First, as Christians, our basic assumption is that this world isn’t all there is. There is God, who made and governs all things, and then there is the world, creation. Theologians call this the Creator-creature distinction, and Cornelius Van Til was adamant about its centrality. He said we must “begin our interpretation of reality upon the presupposition of theCreator-creature distinction as basic to everything else.”[1] As Christopher Watkin wrote recently,
This creator-creature distinction sets the biblical account apart from the dominant picture of reality in our own culture, which holds that there is only one sort of existence, often with conflict at its heart. This view is summed up in the words of Carl Sagan, ‘The Cosmos is all that is or ever was or evil will be.’ It is a monism, or what Van Til called a ‘one-circle’ view.[2]
There are two circles of reality, not one. And because of how God created all things—the Father voicing the Son in power of the Spirit—what exists in our world is dependent on and derivative of his character. Everything, including humans, reflects God—though humans do this in a special way. In short, we are not here on our own. The world is not a neutral playground. God is present and uses everything to point us to our eternal home in himself.
Second, everything we see around us came from and is sustained by the speech of God. This highlights not only the deeply personal nature of our world but also the centrality of Scripture, as God’s personal word to us. As Vern Poythress wrote, “Scripture is our natural instructor as to the metaphysics of the world, since the metaphysics of the world is completely determined and specified by God’s speech governing the world, and his speech takes place in Christ the Word (John1:1).”[3] The speech of the Trinity has shaped and stewarded every fleck of the material universe—from the silent stars to your cereal spoon. We exist because he spoke. We find our identity, purpose, and meaning in that speech. As Christians, we cannot account for what exists or even who we are apart from God speaking.

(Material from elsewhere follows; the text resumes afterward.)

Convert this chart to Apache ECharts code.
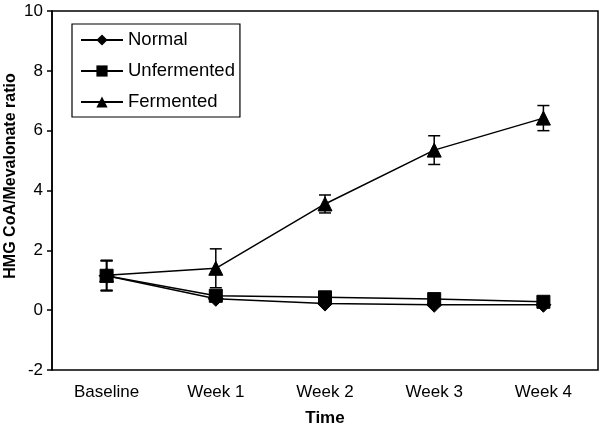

Now, third, what does this mean about our identity, about who we are? In looking to the speech of God for our answer, Christians must say image bearers, one of the earlier teachings of Scripture (Gen. 1:26–28). But we can go further, since many people (even Christians) don’t really know what this means. To be an image bearer of God means that we holistically resemble him on a creaturely level. We are, as Carl Trueman restated recently, mimetic creatures.[4] We imitate. We look at God’s hand in history and in our own lives. And then, by the power of God’s own Spirit, we do what he does as little reflectors of his eternal light, a light of truth, love, and beauty. The image of God covers everything that we think, say, or do.

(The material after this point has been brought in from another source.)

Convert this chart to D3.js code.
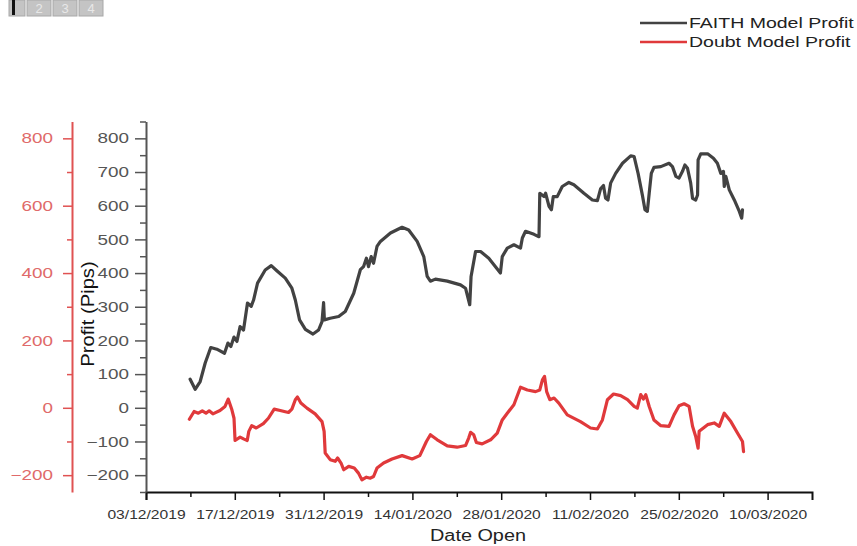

But this holistic imitation always has a relational goal. Put in the words of the Dutch theologian Geerhardus Vos,
That man bears God’s image means much more than that he is spirit and possesses understanding, will, etc. It means above all that he is disposed for communion with God, that all the capacities of his soul can act in a way that corresponds to their destiny only if they rest in God…According to the deeper Protestant conception, the image does not exist only in correspondence with God but in being disposed toward God. God’s nature is, as it were, the stamp; our nature is the impression made by this stamp. Both fit together.[5]